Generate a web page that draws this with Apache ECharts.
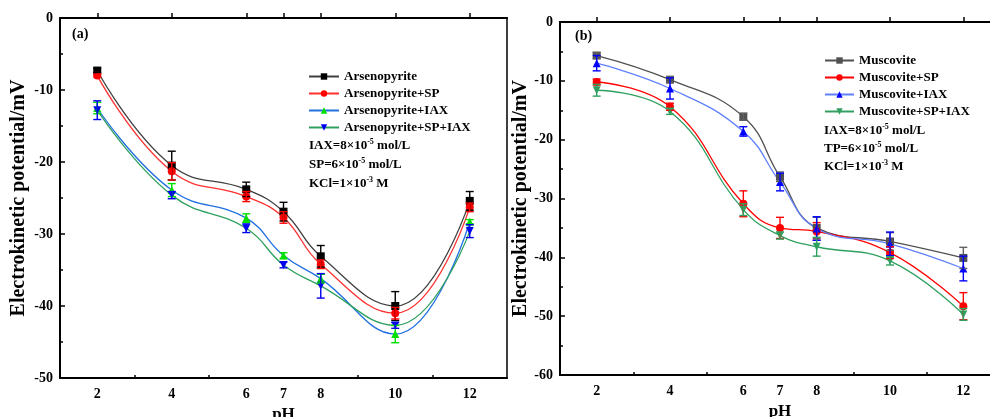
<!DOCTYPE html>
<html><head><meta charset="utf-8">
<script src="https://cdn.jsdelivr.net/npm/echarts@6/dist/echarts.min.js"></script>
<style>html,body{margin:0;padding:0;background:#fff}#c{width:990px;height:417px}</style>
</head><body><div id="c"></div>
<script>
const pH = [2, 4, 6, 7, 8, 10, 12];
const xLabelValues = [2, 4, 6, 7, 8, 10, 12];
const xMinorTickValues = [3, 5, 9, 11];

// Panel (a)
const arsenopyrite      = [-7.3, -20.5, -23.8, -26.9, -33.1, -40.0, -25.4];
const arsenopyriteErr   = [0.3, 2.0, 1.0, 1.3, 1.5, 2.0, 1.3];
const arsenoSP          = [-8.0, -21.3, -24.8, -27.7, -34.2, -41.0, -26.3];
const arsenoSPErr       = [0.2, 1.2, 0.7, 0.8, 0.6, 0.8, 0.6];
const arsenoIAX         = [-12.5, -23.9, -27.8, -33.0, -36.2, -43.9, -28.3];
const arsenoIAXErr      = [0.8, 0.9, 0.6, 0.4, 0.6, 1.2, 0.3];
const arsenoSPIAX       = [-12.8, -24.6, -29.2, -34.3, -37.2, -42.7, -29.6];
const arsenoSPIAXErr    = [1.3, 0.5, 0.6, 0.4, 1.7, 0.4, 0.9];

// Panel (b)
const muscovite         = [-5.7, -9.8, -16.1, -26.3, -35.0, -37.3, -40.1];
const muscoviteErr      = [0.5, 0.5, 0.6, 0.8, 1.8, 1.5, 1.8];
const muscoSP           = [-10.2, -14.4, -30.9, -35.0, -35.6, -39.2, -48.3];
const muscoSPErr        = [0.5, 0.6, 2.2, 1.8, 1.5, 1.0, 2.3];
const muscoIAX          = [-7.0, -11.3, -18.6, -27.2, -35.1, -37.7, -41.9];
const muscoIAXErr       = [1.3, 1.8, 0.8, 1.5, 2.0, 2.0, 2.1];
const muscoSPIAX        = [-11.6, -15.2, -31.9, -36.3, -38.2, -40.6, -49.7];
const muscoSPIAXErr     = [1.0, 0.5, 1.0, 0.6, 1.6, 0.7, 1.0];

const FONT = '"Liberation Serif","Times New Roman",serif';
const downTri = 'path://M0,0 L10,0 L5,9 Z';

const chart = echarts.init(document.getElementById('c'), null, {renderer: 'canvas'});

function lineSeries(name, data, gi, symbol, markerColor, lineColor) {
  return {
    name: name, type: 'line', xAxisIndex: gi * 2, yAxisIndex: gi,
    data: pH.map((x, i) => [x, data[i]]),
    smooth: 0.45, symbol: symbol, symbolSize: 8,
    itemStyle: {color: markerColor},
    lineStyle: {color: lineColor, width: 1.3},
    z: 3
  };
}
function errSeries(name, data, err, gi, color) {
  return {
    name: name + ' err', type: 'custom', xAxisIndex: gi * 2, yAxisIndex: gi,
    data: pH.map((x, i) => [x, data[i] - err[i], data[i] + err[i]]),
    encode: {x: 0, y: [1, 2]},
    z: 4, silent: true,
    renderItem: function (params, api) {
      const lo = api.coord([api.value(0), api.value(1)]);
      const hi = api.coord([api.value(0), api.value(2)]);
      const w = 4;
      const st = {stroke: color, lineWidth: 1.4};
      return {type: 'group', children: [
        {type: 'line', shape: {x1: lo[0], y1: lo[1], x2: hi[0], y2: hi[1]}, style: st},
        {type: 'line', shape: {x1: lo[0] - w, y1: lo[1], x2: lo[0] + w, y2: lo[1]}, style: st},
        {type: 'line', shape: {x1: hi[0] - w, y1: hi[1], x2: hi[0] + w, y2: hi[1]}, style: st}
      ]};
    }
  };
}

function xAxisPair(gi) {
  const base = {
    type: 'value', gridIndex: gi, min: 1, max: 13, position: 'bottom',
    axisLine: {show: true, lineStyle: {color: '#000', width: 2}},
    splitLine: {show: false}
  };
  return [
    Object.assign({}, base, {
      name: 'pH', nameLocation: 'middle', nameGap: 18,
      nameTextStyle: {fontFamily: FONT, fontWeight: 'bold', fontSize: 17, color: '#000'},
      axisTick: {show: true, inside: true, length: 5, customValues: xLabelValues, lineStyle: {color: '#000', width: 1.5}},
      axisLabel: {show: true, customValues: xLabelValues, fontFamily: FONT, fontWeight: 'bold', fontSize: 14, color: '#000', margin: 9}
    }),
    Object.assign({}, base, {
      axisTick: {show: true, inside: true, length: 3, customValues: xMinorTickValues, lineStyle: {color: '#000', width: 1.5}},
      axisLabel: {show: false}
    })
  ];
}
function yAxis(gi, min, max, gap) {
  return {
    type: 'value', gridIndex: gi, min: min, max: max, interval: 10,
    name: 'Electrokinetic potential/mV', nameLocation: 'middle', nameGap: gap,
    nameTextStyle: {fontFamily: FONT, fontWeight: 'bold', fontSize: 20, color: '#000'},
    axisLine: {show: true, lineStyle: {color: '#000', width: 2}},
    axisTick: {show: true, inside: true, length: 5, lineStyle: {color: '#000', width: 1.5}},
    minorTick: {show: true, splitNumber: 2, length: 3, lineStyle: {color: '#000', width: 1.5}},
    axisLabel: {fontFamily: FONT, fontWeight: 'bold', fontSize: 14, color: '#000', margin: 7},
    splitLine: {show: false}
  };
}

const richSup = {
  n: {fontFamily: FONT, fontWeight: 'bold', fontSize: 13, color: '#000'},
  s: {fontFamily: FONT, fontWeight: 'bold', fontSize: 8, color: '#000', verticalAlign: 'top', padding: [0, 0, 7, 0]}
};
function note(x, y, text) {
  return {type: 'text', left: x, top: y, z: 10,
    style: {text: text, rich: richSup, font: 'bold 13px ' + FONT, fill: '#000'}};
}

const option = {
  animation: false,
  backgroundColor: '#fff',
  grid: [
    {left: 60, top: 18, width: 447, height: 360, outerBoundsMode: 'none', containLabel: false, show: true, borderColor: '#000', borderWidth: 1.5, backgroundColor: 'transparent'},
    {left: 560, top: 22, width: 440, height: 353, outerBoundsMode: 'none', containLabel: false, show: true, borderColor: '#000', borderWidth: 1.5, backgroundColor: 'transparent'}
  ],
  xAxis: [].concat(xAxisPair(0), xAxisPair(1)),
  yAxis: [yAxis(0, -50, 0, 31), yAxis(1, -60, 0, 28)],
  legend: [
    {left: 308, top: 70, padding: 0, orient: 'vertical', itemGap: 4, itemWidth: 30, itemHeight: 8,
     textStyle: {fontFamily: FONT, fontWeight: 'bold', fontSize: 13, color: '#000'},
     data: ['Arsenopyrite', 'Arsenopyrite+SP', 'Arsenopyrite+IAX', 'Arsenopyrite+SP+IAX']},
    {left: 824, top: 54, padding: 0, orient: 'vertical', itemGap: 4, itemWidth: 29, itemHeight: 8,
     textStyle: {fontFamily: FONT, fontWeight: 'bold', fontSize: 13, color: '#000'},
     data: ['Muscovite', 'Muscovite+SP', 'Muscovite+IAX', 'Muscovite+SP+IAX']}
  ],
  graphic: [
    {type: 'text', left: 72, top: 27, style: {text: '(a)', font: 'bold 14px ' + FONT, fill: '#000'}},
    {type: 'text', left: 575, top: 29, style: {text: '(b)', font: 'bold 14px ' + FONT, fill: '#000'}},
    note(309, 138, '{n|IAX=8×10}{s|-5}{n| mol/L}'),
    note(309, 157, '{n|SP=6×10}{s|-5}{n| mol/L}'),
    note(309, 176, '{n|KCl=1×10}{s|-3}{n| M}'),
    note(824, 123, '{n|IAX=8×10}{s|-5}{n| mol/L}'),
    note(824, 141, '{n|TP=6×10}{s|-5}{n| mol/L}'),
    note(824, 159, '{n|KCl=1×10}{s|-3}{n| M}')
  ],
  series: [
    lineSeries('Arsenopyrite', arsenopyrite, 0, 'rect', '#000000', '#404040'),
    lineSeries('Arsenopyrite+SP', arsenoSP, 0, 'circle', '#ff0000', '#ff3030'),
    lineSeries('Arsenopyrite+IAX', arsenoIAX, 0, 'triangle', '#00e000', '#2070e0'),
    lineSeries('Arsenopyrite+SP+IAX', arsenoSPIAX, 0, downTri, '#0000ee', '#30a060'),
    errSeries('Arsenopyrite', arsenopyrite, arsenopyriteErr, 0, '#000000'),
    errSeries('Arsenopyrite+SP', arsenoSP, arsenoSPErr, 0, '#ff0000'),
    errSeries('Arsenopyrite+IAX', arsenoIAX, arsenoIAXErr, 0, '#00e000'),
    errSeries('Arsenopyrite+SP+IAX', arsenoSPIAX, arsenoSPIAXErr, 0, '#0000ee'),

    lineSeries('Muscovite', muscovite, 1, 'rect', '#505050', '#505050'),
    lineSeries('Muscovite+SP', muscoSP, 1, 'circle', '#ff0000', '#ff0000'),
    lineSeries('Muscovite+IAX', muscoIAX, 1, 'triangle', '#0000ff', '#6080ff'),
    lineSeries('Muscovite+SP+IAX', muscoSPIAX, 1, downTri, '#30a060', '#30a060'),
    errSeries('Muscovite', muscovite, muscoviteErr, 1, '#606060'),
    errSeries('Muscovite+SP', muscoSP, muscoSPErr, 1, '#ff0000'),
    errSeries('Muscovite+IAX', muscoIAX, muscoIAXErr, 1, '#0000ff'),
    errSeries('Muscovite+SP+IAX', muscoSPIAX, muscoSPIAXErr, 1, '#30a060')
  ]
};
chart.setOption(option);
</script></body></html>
--------------------------------------------------
## Task goal
Please reproduce the listing exactly from its opening line through the line that contains "1.7, 0.4, 0.9];", both included, with all pictures omitted.

## Task result
Generate a web page that draws this with Apache ECharts.
<!DOCTYPE html>
<html><head><meta charset="utf-8">
<script src="https://cdn.jsdelivr.net/npm/echarts@6/dist/echarts.min.js"></script>
<style>html,body{margin:0;padding:0;background:#fff}#c{width:990px;height:417px}</style>
</head><body><div id="c"></div>
<script>
const pH = [2, 4, 6, 7, 8, 10, 12];
const xLabelValues = [2, 4, 6, 7, 8, 10, 12];
const xMinorTickValues = [3, 5, 9, 11];

// Panel (a)
const arsenopyrite      = [-7.3, -20.5, -23.8, -26.9, -33.1, -40.0, -25.4];
const arsenopyriteErr   = [0.3, 2.0, 1.0, 1.3, 1.5, 2.0, 1.3];
const arsenoSP          = [-8.0, -21.3, -24.8, -27.7, -34.2, -41.0, -26.3];
const arsenoSPErr       = [0.2, 1.2, 0.7, 0.8, 0.6, 0.8, 0.6];
const arsenoIAX         = [-12.5, -23.9, -27.8, -33.0, -36.2, -43.9, -28.3];
const arsenoIAXErr      = [0.8, 0.9, 0.6, 0.4, 0.6, 1.2, 0.3];
const arsenoSPIAX       = [-12.8, -24.6, -29.2, -34.3, -37.2, -42.7, -29.6];
const arsenoSPIAXErr    = [1.3, 0.5, 0.6, 0.4, 1.7, 0.4, 0.9];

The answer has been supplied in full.